Review by Unmana Datta
I trudged through this book so you wouldn’t have to: stories of unconventional careers sound very interesting, but sloppy reporting, writing, and editing make this book nearly unreadable.
Sonia Golani’s My Life, My Rules: Stories Of 18 Unconventional Careers has accounts of 18 contemporary entrepreneurs who, according to the back cover, demonstrate that “switching careers mid-stream is not a bad idea at all.”
Interesting premise, right? Pity the book doesn’t live up to it. Of the 18 entrepreneurs, most of them made their “career switch” while they were still in college. A few did happen on their current careers after working in different fields, like Rashmi Uday Singh, former bureaucrat turned food critic, and Minal Vazirani, business consultant turned art auctioneer. Most, like Nikhil Chinapa and Aditi Govartikar, started the careers they are best known for while in college. So if you are going through a mid-life (or quarter-life) crisis and want to read this book for inspiration – don’t bother.
What really bothered me though was the lazy reporting and inadequate writing.

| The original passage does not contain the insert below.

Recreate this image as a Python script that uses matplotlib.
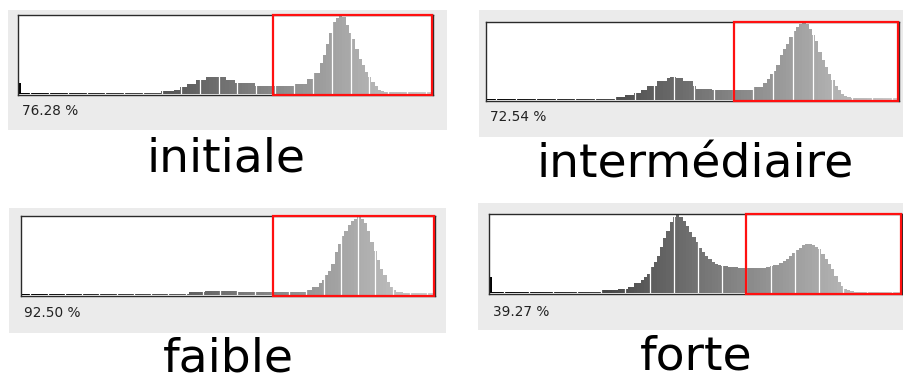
import matplotlib
matplotlib.use("Agg")
import matplotlib.pyplot as plt
from matplotlib.patches import Rectangle

# ---------------- data (histogram heights, % of max, 128 bins of 2 grey levels) -------------
categories = ["initiale", "intermédiaire", "faible", "forte"]
percent_labels = ["76.28 %", "72.54 %", "92.50 %", "39.27 %"]
thresholds = [157, 154, 156, 159]

hist_initiale = [
    14, 1.5, 1.5, 1.5, 1.5, 1.5, 1.5, 1.5, 1.5, 1.5, 1.5, 1.5, 1.5, 1.5, 1.5, 1.5,
    1.5, 1.5, 1.5, 1.5, 1.5, 1.5, 1.5, 1.5, 1.5, 1.5, 1.5, 1.5, 1.5, 1.5, 1.5, 1.5,
    1.5, 1.5, 1.5, 1.5, 1.5, 1.5, 1.5, 1.5, 1.5, 1.5, 1.5, 1.5, 3, 3, 3, 3,
    5, 5, 9, 9, 13, 13, 13, 18, 18, 18, 22, 22, 22, 21, 21, 21,
    18, 18, 18, 14, 14, 14, 14, 14, 14, 10, 10, 10, 10, 10, 10, 10,
    10, 10, 10, 10, 10, 12, 12, 12, 12, 19, 19, 27, 27, 40, 50, 64,
    78, 92, 98, 100, 99, 89, 78, 70, 57, 45, 37, 28, 22, 15, 10, 5,
    3, 2, 2, 2, 2, 2, 2, 2, 2, 2, 2, 2, 2, 2, 2, 2,
]

hist_intermediaire = [
    1.5, 1.5, 1.5, 1.5, 1.5, 1.5, 1.5, 1.5, 1.5, 1.5, 1.5, 1.5, 1.5, 1.5, 1.5, 1.5,
    1.5, 1.5, 1.5, 1.5, 1.5, 1.5, 1.5, 1.5, 1.5, 1.5, 1.5, 1.5, 1.5, 1.5, 1.5, 1.5,
    1.5, 1.5, 1.5, 1.5, 1.5, 1.5, 1.5, 1.5, 3, 3, 3, 6, 6, 6, 9, 9,
    13, 13, 18, 18, 18, 24, 24, 24, 28, 30, 30, 28, 28, 24, 24, 24,
    18, 14, 14, 14, 14, 14, 12, 12, 12, 12, 12, 12, 12, 13, 13, 13,
    13, 13, 13, 17, 17, 17, 22, 27, 33, 38, 45, 58, 66, 73, 82, 90,
    95, 99, 100, 99, 92, 84, 76, 62, 52, 43, 33, 26, 18, 12, 8, 5,
    4, 2, 2, 2, 2, 2, 2, 2, 2, 2, 2, 2, 2, 2, 2, 2,
]

hist_faible = [
    1.5, 1.5, 1.5, 1.5, 1.5, 1.5, 1.5, 1.5, 1.5, 1.5, 1.5, 1.5, 1.5, 1.5, 1.5, 1.5,
    1.5, 1.5, 1.5, 1.5, 1.5, 1.5, 1.5, 1.5, 1.5, 1.5, 1.5, 1.5, 1.5, 1.5, 1.5, 1.5,
    1.5, 1.5, 1.5, 1.5, 1.5, 1.5, 1.5, 1.5, 1.5, 1.5, 1.5, 1.5, 1.5, 1.5, 1.5, 1.5,
    1.5, 1.5, 1.5, 1.5, 3, 3, 3, 3, 3, 5, 5, 5, 5, 5, 5, 5,
    5, 5, 5, 4, 4, 4, 4, 4, 4, 4, 4, 4, 4, 4, 4, 3,
    3, 3, 3, 3, 4, 4, 4, 4, 6, 6, 10, 10, 15, 19, 25, 30,
    40, 55, 65, 75, 82, 90, 95, 98, 100, 98, 92, 82, 68, 56, 45, 33,
    25, 16, 10, 6, 3, 3, 2, 2, 2, 2, 2, 2, 2, 2, 2, 2,
]

hist_forte = [
    20, 1.5, 1.5, 1.5, 1.5, 1.5, 1.5, 1.5, 1.5, 1.5, 1.5, 1.5, 1.5, 1.5, 1.5, 1.5,
    1.5, 1.5, 1.5, 1.5, 1.5, 1.5, 1.5, 1.5, 1.5, 1.5, 1.5, 1.5, 1.5, 1.5, 1.5, 1.5,
    1.5, 1.5, 1.5, 3, 3, 3, 3, 3, 5, 5, 5, 7, 7, 12, 12, 16,
    20, 24, 33, 40, 47, 59, 70, 80, 91, 98, 100, 98, 92, 86, 78, 72,
    65, 57, 52, 47, 44, 40, 37, 35, 34, 34, 33, 33, 33, 32, 32, 32,
    32, 32, 32, 32, 32, 32, 33, 34, 35, 36, 38, 41, 44, 47, 51, 55,
    58, 61, 63, 63, 62, 59, 56, 50, 44, 37, 30, 21, 14, 9, 5, 3,
    2, 1.5, 1.5, 1.5, 1.5, 1.5, 1.5, 1.5, 1.5, 1.5, 1.5, 1.5, 1.5, 1.5, 1.5, 1.5,
]

histograms = [hist_initiale, hist_intermediaire, hist_faible, hist_forte]

# ---------------- layout (pixels) ----------------
W, H = 904, 374
# grey panel boxes (l, t, r, b)
panel_boxes = [(8, 10, 447, 130), (479, 10, 904, 137), (9, 208, 446, 333), (478, 203, 904, 330)]
# histogram frames (l, t, r, b)
axes_boxes = [(18, 15, 433, 95), (486, 22, 899, 101), (21, 216, 435, 296), (489, 214, 902, 294)]
pct_pos = [(22, 115), (490, 121), (24, 317), (493, 316)]
caption_pos = [(226, 171), (695, 178), (228, 371), (696, 370)]
# white separator lines: (first level, step, count)
sep_lines = [(7.4, 11.63, 22), (6.4, 12.25, 21), (5.75, 10.67, 24), (9.5, 15.0, 17)]


def fx(x):
    return x / W


def fy(y):
    return 1 - y / H


fig = plt.figure(figsize=(W / 100, H / 100), dpi=100)
fig.patch.set_facecolor("white")

YMIN, YMAX = -1.7, 101.3

for i in range(4):
    l, t, r, b = panel_boxes[i]
    fig.add_artist(Rectangle((fx(l), fy(b)), (r - l) / W, (b - t) / H,
                             transform=fig.transFigure, facecolor="#ebebeb",
                             edgecolor="none", zorder=0))
    l, t, r, b = axes_boxes[i]
    ax = fig.add_axes([fx(l), fy(b), (r - l) / W, (b - t) / H], zorder=2)
    ax.set_facecolor("white")
    vals = histograms[i]
    xs = [2 * k for k in range(len(vals))]
    cols = []
    for k in range(len(vals)):
        lev = 2 * k + 1
        g = 0.80 * (lev / 255) ** 0.85
        cols.append((g, g, g))
    ax.bar(xs, vals, width=2.05, align="edge", color=cols, linewidth=0,
           antialiased=False, zorder=2)
    first, step, n = sep_lines[i]
    for j in range(n):
        ax.axvline(first + step * j, color="white", lw=0.9, zorder=3)
    ax.set_xlim(0, 256)
    ax.set_ylim(YMIN, YMAX)
    ax.set_xticks([])
    ax.set_yticks([])
    for s in ax.spines.values():
        s.set_color("#2a2a2a")
        s.set_linewidth(1.0)
        s.set_zorder(4)
    thr = thresholds[i]
    ax.add_patch(Rectangle((thr, YMIN + 0.6), 256 - thr - 0.6, YMAX - YMIN - 1.2,
                           facecolor="none", edgecolor="#ff1010", lw=1.6,
                           clip_on=False, zorder=6))

    px, py = pct_pos[i]
    fig.text(fx(px), fy(py), percent_labels[i], fontsize=9.8, color="#222222",
             ha="left", va="baseline", family="DejaVu Sans", zorder=5)
    cx, cy = caption_pos[i]
    fig.text(fx(cx), fy(cy), categories[i], fontsize=34, color="black",
             ha="center", va="baseline", family="DejaVu Sans", zorder=5)

fig.savefig("out.png", dpi=100)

Phrases like “they got married almost more than twenty-five years ago” and “wine people are known to be cool people” made me want to hurl the book across the room (and I think it says much for my dedication that I picked it up and read on after a break of a few short hours).
Each chapter starts out with a third-person point of view but it’s soon apparent that it’s a set of answers by the interviewee with minimum editing, making for difficult reading. After a few pages, the pretence is dropped (only to be picked up again in the next chapter) and the text evolves into actual questions and answers, sometimes with no quotation marks around first person statements. A clear interview question-answer format would actually have been much more readable!
To add to that, the author seems too awe-struck and eager to question these people or ask anything but flattering questions. In the same paragraph, we are told that Harsha Bhogle and his wife have supported their sons in pursuing the careers of their choice – and the sons are, respectively, employed at Tata Motors and studying law! But there is no acknowledgement of the irony of this except for a remark that they might in future pursue “offbeat” careers in marketing or broadcasting!
But this seems too much to expect of the author who asks writer Amish Tripathi about leaving his bank job, whether he feels comfortable about being a “house husband.” I am torn between the inanity of asking this about a successful writer and the misogyny behind that question, which Tripathi gracefully deflects.
Wait, that was the point where I threw the book down. And if you really want to read it after reading this review, maybe I can send you my copy.